In The News
Through the Years: John Piccin
Celebrating 50 years
Local lawyer John Piccin scratched off the only item on his bucket list when he and his son raced in the historic Italian Mille Miglia — a 1,000-mile, three-day road rally — last month.
Piccin, 72, had experienced the thrill and romance of the event, which courses through the hills and villas of the Italian countryside, as a spectator when he traveled to the area while he attending school in Vienna, Austria, in 1961.
“I saw Stirling Moss compete,” Piccin said, as he pointed to a framed photo of the famed driver in an open wheel car in the 1961 Mille Miglia race, which hangs on his downtown Ocala office wall. “It has always been a fantasy to compete in the Mille Miglia and factors just fell into place this year,” he said.
Several months prior to the rally, John and his son, Tim Piccin, 39, chartered a car eligible to enter, a 1952 Ermini, which met the requirement of having competed in or completed registration for the original races, which were held from 1927 to 1957.
In 1957, the Italian government stopped the races, which were held on public roads, after an incident that involved the death of a driver, co-driver and 10 spectators, according to www.1000miglia.eu.
The site shows that “rallies” were held from 1958 to 1961 and that in 1977 a rally was held to mark the 50th anniversary of the first 1,000-mile race.

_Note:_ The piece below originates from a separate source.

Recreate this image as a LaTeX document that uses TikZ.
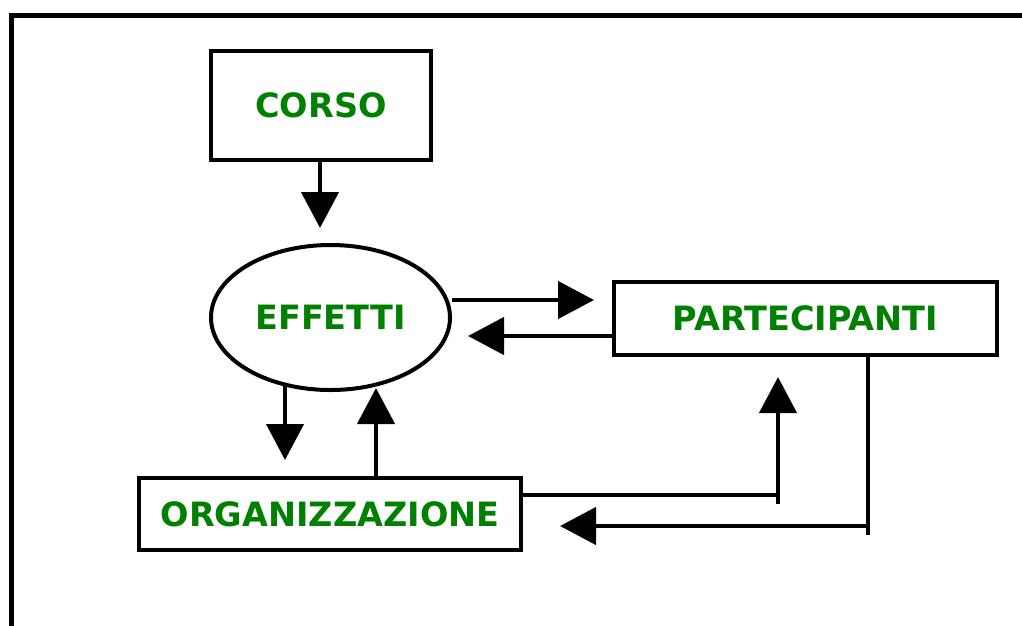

By 1987, the number of entrants in the annual rally had climbed to 350. The 2012 Mille Miglia had a field of 386 classic sports cars and racers, including a 1933 Aston Martin, the only remaining 1938 Lancia Astura, a 1953 Lincoln and 1956 Studebaker Golden Hawk. Vintage Jaguar, Ferrari, Maserati, Mercedes-Benz, Porsche and Triumph models rounded out the field.
“The Mille Miglia is still sometimes referred to as a race, but it is no longer a race,” John Piccin wrote in an email. “However, very spirited driving is allowed, seemingly without a risk of arrest. Certain sections are timed, and the winner sometimes wins by as little as six seconds.”
From May 17-19, John and Tim drove the red, 60-year-old Ermini — a two-seat roadster with an open cockpit and a 1,100-cc engine, with a value estimated at half a million dollars — across the Italian countryside.
“John and Tim drove at breakneck speeds in an extravaganza, with cheering crowds lining the streets in a celebration like the Kentucky Derby,” said Mary Piccin, John’s wife and Tim’s mother, who accompanied them to Italy.
Dubbed “The World’s Most Beautiful Race,” the Mille Miglia runs from Brescia to Rome and back, passing through Verona, Ferrara, Padua, San Marino, the Vatican City, Siena, Florence, Bologna, Modena and “a thousand small villages where we were showered with flowers and gifts” said Tim Piccin, who lives near Homestead.
“Twenty years from now, I’ll still remember the loud exhaust and seeing my father with his shirt collar turned up, wearing sunglasses and a big grin” while coursing through the Tuscan hills, Tim said. “For my father, it was like turning the clock back 50 years. I can’t believe we actually survived the race. It was grueling, intense; an epic journey.
Tim, a lieutenant colonel who has spent 17 years in the Air Force, including time as a fighter pilot, was awarded the Bronze Star for ground action with forward air control in Afghanistan and Iraq during tours of duty through 2003.
“The race was even a bigger thrill than flying an F-16,” he said. “It was not a gentleman’s race. We pushed the car hard at times,”
Mary Piccin said the family “likes to venture” and enjoys “high voltage” forms of sport like the Mille Miglia.
“Myself and my sister, who traveled with us, saw John and Tim (when they made an unforeseen reversal on the route) and they did not see us. It was something: the red car and both of them wearing red scarves,” Mary said.
Family friend Robert Hauck said John Piccin “did something others only talk about” by achieving a long-standing goal from his “bucket list.”
Hauck said when John talks about the Mille Miglia experience at social gatherings, everyone in the group is riveted by his conversation.
As for John Piccin, he may have already added another ride to his bucket list.
“There is the Targa Florio road race in Italy, if Tim can race with me,” he said with a grin.